One (26) mengaku bahwa pihak internal Rifka Annisa sendiri pun mengalami beberapa kesulitan, di antaranya kemampuan tata kelola lembaga yang menurutnya masih kurang. “Banyak sekali laporan dan catatan ilmu yang tidak tersusun secara benar. Saya jadi kasihan pada pengurus Rifka Annisa berikutnya, pasti mereka pusing kalau mau transfer ilmu dari generasi kami,” ujarnya sambil tertawa. One sendiri merencanakan program internal terdekat berupa pelatihan tata kelola lembaga itu sendiri, agar para staf tidak kerepotan.
Meski pada awalnya mendapat banyak tanggapan negatif dari masyarakat, Rifka Annisa kini berdiri sebagai salah satu lembaga perempuan ternama di Yogyakarta. Stigma masyarakat telah berubah seiring berjalannya waktu, dan sekarang mereka menerima kehadiran Rifka Annisa dengan tangan terbuka.
Hal itu ditunjukkan dengan jumlah kasus pengaduan yang meningkat drastis selama lima tahun terakhir, seperti yang digambarkan pada grafik di bawah ini:
Keberhasilan Rifka Annisa juga ditunjukkan oleh feedback dari para klien yang selalu memuaskan.

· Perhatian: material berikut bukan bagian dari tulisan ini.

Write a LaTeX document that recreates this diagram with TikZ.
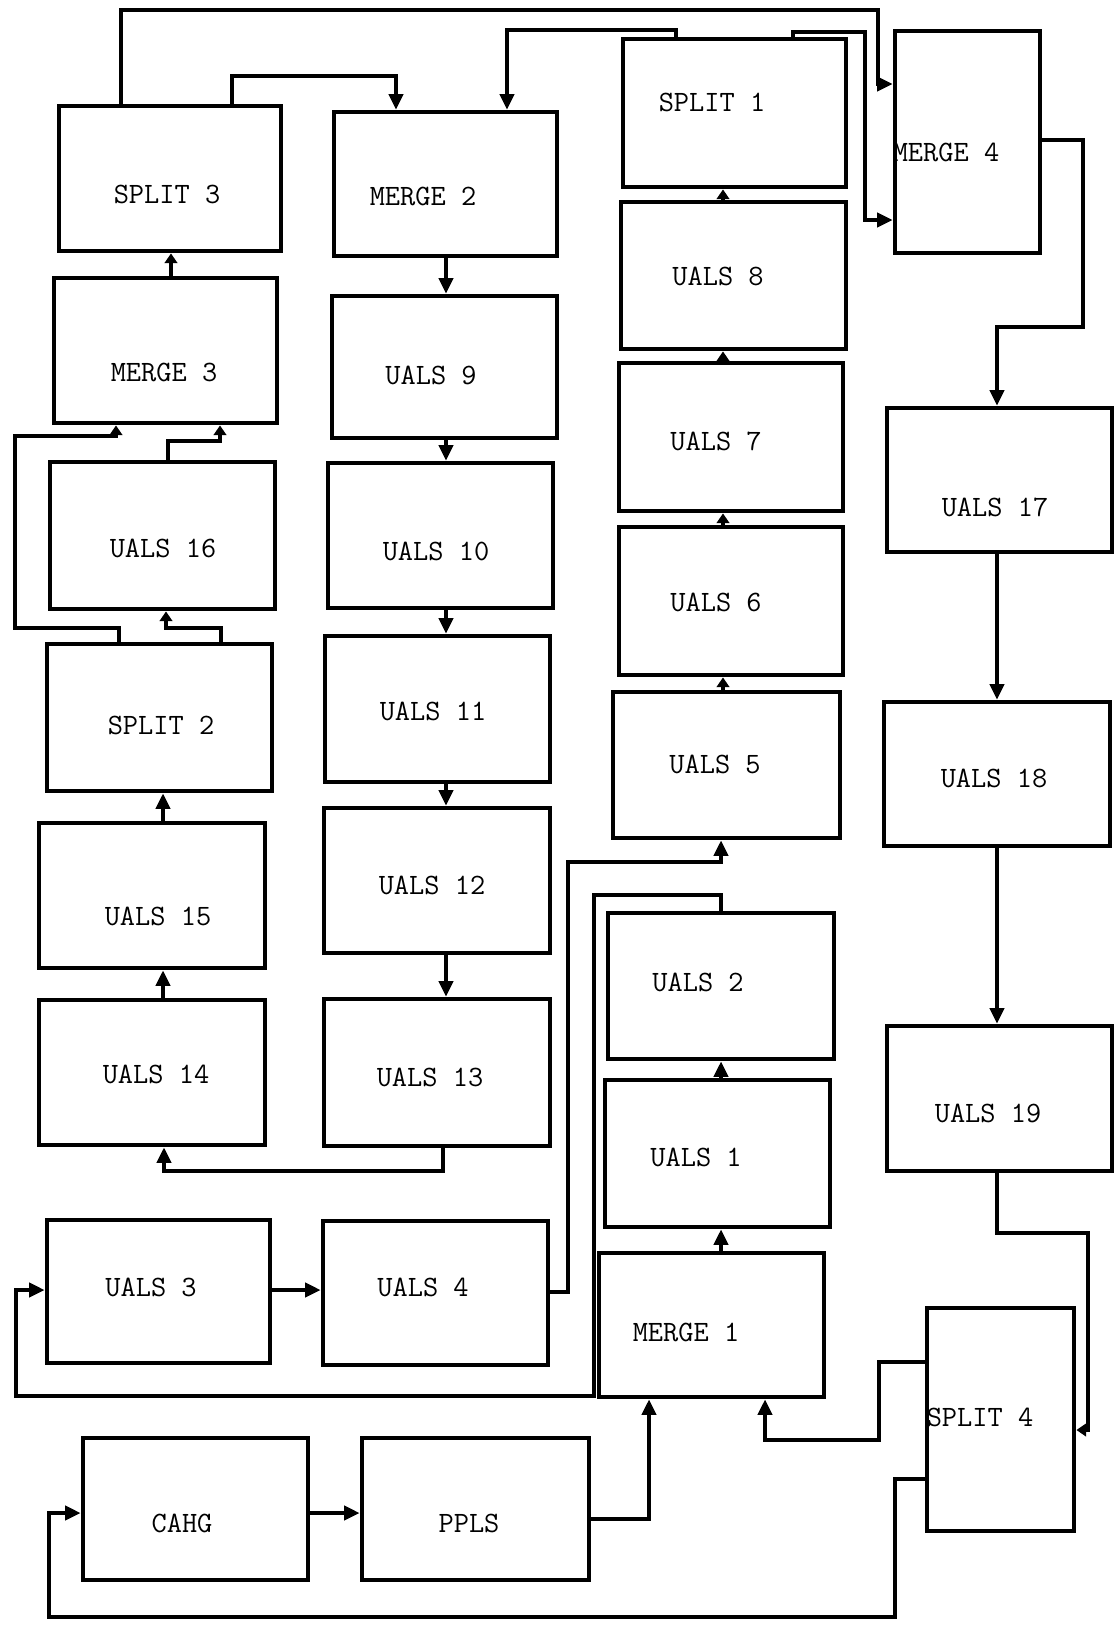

Indikator keberhasilan advokasi yang ditetapkan oleh pihak Rifka Annisa sendiri antara lain berupa adanya perbaikan pola komunikasi dengan pasangan, berani terbuka tentang pengalaman kekerasan yang dialami, lebih bisa mengelola emosi dengan baik, perubahan konsep diri, dan tentunya adanya perubahan perilaku kekerasan terhadap perempuan dan anak (untuk pihak laki-laki).